Obviously it’s early, but there’s another article in today’s Boston Herald that offers the surprising suggestion that Massachusetts governor Deval Patrick is toast:
“This race is really between Charlie Baker and Tim Cahill,” said David Paleologos, director of the Suffolk University Political Research Center, which conducted the poll. “Whoever emerges between the Baker-Cahill race is likely to be the winner.”
Of course, this is a surprising analysis of a poll where Patrick leads, with “33 percent of the vote compared to Republican Baker’s 25 percent and Treasurer Timothy Cahill, running as an independent, close behind with 23 percent.”
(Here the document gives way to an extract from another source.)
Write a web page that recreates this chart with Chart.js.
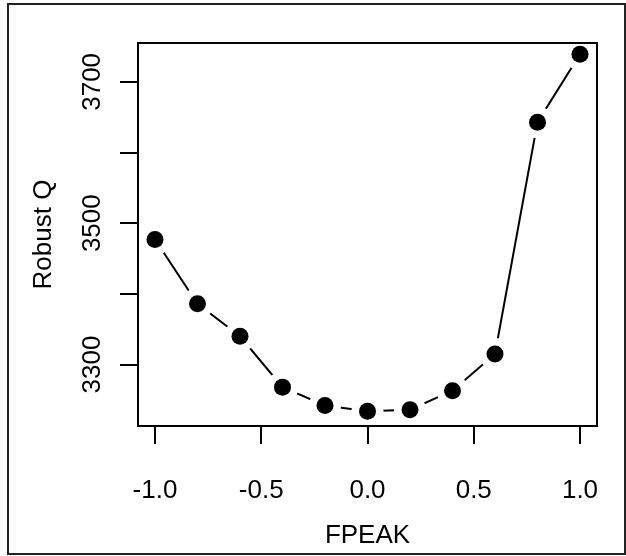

But the poll’s other numbers show that Patrick is in a deep, deep hole:
Only 29 percent of likely voters said they thought the governor deserved re-election, compared to 60 percent who wanted to give “someone else” a chance. Equally grim for Patrick is a job approval rating of just 35 percent, and 68 percent who view him as a “weak leader.” Using the sour economy as an excuse won’t fly with voters, the survey shows. Only 22 percent agreed that Patrick is a “victim of the bad economy.”
Before David Axelrod managed Barack Obama, he managed Deval Patrick. Before the senator from Chicago told adoring crowds, “Don’t tell me words don’t matter,” the aspiring governor from Massachusetts told adoring crowds, “Don’t tell me words don’t matter.” In Massachusetts, an electorate selected a charismatic African-American lawyer who made bold, almost-too-good-to-be-true promises to reform government, only to be disappointed by waste, corruption, and a sense that the team around the executive was more interested in the appearance of competence than actual competence.
For obvious reasons, Republicans will want to see how the demo version of Barack Obama performs in a reelection bid once he has an actual record.